A few other caveats the paper itself flags. The authors' deepest experiments are on visual-document retrieval; general-text generalisation is acknowledged but not deeply tested. The method is for dense retrieval - "not beneficial for global tasks like classification". I'd want to see SMART on standard BEIR-style text benchmarks before treating the inference-only gains as a general claim.

What this doesn't fix

Storage. Late interaction's storage tax doesn't go away with SMART - you still need the per-token hidden states at query time. The deployment-friction half of the problem (which I now think was the bigger half) is solved; the index-size half is unchanged. Pair SMART with one of the modern quantisation stacks - BBQ, OSQ, TurboQuant, RaBitQ - and you've got a credible production architecture.

The pattern, again

I keep finding the same shape in the things I write about. DiskBBQ's restrictive-filter optimisation: a small cheap structure tells the search where not to look. Elasticsearch 9.4's vector lookup: don't ship the data out, the cluster can fetch its own. SID-1: train the retrieval loop end-to-end rather than stitching it together by hand. Each time the move is the same - stop accepting the obvious interface; look at what's actually there.

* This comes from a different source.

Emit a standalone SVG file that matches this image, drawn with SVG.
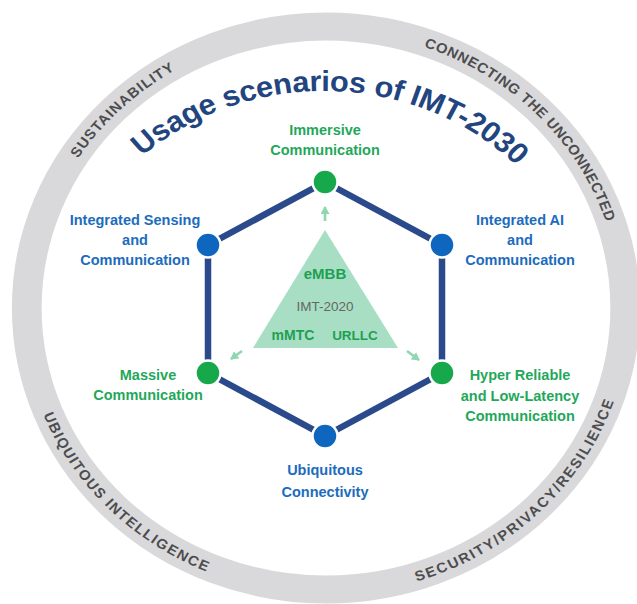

SMART is that instinct applied one layer deeper, to the model architecture itself. The pooled embedding isn't the only thing your embedder produces. It's just the only thing we've been treating as the output.

The primer closed on "the gap between research and production deployment is narrowing fast." A year on, that gap just got considerably smaller. If you've been intrigued by late interaction but the model-swap was the blocker, that blocker is gone - you already have the model. The storage and serving questions still need answering, but the bar to experimenting just dropped a lot.